[begin Recorded data]
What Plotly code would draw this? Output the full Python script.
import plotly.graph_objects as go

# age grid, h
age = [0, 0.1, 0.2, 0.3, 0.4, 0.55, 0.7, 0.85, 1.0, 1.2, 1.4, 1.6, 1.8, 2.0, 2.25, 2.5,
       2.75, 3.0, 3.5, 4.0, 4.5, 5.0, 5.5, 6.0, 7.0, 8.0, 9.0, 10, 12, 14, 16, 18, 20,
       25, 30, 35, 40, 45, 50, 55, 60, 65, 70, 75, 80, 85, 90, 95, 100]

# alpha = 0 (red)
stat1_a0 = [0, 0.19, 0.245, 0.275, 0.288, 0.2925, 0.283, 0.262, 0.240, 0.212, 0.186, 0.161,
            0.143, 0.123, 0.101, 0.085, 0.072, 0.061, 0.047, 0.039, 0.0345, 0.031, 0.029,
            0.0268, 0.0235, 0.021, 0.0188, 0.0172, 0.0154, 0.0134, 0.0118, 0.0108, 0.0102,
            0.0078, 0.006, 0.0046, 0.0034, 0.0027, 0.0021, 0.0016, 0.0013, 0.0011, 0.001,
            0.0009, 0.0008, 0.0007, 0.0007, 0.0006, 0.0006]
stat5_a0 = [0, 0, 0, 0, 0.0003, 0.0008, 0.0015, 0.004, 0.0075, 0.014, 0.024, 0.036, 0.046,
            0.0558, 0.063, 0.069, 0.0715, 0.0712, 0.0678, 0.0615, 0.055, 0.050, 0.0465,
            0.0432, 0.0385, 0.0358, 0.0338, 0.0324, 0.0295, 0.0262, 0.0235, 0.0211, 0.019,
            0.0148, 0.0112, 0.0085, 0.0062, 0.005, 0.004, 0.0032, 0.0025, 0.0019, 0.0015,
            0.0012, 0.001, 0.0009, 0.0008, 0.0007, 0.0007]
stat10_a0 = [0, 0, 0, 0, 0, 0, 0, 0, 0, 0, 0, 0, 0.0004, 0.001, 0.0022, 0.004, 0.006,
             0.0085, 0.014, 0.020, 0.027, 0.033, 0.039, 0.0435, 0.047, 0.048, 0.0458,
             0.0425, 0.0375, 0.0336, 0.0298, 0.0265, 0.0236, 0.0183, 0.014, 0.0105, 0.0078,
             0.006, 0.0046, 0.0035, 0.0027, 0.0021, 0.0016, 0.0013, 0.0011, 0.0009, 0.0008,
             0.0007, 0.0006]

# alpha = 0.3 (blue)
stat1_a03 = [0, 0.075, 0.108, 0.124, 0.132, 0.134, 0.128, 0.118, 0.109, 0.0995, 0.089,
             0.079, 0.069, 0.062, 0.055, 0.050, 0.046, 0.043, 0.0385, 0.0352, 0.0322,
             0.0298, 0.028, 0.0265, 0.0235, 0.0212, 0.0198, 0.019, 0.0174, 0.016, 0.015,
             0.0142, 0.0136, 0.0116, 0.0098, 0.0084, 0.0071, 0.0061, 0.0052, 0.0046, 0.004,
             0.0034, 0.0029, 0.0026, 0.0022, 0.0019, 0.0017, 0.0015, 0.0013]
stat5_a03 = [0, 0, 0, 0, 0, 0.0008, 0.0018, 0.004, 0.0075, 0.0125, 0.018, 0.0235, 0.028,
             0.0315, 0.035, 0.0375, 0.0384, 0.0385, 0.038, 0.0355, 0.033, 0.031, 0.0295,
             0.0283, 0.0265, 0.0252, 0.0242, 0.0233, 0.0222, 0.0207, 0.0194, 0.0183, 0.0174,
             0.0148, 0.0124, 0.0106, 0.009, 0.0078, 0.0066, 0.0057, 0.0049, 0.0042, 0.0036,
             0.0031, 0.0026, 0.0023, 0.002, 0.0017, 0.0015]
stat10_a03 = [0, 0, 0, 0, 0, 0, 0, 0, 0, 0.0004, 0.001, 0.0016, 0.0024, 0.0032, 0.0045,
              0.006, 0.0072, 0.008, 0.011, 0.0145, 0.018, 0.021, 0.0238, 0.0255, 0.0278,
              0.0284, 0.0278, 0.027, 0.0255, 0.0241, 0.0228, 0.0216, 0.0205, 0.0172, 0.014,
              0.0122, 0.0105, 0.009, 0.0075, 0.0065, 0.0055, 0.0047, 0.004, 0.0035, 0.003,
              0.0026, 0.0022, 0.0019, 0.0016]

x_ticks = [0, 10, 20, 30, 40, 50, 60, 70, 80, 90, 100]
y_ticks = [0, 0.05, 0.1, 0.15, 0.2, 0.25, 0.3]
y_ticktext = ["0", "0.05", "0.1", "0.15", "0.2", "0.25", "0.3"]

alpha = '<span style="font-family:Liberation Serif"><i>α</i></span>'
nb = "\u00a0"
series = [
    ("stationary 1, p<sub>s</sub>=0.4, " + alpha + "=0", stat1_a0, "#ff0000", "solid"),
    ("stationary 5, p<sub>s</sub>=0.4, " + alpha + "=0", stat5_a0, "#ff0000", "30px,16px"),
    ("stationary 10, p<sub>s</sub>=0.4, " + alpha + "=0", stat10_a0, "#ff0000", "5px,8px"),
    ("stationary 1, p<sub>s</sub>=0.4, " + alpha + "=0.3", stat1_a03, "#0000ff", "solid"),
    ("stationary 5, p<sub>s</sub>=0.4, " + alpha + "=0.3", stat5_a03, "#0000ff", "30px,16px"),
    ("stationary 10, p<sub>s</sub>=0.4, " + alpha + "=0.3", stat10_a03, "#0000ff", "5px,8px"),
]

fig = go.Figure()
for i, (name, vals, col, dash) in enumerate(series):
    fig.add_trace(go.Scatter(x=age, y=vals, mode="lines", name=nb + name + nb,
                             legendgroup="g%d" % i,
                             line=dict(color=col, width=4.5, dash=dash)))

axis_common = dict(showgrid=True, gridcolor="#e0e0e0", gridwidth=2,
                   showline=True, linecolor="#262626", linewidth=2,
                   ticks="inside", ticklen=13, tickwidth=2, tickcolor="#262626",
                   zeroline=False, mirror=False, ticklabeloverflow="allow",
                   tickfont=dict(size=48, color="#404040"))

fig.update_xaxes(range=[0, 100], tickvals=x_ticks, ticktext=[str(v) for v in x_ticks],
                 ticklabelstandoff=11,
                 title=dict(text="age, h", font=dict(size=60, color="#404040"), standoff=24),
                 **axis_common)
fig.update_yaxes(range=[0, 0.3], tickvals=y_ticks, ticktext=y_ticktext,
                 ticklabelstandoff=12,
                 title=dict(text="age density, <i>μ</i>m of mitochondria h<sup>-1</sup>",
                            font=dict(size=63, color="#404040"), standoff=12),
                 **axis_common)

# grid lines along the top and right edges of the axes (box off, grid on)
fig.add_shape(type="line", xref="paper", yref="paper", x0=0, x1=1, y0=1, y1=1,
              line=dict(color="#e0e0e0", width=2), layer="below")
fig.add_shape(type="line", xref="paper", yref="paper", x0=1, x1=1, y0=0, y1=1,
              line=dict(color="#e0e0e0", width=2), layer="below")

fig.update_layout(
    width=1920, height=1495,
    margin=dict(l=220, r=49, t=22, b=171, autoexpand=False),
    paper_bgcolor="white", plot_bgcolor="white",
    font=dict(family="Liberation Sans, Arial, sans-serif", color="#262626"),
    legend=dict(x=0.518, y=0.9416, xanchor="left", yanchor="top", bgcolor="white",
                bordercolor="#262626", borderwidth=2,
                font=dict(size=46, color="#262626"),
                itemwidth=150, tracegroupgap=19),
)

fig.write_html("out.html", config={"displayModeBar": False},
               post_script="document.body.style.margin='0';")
[end Recorded data]
[begin Recorded data]
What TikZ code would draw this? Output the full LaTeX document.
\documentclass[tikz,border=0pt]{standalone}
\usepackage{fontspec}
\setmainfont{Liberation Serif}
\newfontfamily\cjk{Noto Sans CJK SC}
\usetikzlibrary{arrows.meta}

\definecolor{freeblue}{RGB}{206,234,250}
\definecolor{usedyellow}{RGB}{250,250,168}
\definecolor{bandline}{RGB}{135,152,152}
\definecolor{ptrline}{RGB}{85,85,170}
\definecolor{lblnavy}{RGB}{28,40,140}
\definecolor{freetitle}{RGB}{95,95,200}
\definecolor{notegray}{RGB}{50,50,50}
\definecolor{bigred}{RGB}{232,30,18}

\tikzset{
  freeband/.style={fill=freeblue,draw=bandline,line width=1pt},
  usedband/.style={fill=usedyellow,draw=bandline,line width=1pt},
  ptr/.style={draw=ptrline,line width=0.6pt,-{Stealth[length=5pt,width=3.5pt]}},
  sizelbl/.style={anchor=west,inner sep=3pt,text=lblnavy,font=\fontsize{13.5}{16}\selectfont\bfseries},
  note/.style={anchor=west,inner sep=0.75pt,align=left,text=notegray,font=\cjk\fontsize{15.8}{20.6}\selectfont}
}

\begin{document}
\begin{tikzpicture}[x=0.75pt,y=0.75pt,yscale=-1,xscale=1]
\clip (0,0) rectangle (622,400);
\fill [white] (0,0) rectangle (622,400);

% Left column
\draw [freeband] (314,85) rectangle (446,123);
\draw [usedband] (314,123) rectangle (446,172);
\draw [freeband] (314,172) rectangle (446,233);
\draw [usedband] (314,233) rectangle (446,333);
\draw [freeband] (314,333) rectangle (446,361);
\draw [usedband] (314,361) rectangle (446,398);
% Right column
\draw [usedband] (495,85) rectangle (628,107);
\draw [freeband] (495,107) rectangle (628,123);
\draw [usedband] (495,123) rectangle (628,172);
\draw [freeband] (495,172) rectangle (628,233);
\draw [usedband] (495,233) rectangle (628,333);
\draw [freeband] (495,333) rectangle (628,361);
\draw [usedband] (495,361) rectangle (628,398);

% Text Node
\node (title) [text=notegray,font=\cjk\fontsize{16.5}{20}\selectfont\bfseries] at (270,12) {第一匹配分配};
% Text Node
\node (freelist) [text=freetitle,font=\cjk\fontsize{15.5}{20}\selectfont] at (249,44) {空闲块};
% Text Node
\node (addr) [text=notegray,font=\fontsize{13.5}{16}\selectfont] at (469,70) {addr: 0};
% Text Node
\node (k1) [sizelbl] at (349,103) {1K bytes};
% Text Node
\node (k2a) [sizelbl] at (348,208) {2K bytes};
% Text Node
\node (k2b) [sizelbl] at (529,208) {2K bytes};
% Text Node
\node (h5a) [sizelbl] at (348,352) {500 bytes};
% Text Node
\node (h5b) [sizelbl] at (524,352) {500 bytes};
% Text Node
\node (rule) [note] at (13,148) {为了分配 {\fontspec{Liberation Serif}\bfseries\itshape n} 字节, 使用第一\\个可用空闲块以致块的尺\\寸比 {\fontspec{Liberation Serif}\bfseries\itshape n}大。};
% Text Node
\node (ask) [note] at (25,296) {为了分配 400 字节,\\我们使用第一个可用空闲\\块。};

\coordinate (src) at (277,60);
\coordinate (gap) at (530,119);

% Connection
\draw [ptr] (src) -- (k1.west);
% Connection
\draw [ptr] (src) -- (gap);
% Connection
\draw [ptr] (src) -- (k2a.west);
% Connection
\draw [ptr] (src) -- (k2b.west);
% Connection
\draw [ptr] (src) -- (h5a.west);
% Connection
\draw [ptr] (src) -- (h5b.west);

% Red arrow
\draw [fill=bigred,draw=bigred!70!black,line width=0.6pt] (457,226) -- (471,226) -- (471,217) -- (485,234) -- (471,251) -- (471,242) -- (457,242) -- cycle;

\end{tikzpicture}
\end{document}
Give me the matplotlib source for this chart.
[end Recorded data]
### The problem
Within the listing above, find every line containing the string "full" and return it.

### Written reply
What Plotly code would draw this? Output the full Python script.
What TikZ code would draw this? Output the full LaTeX document.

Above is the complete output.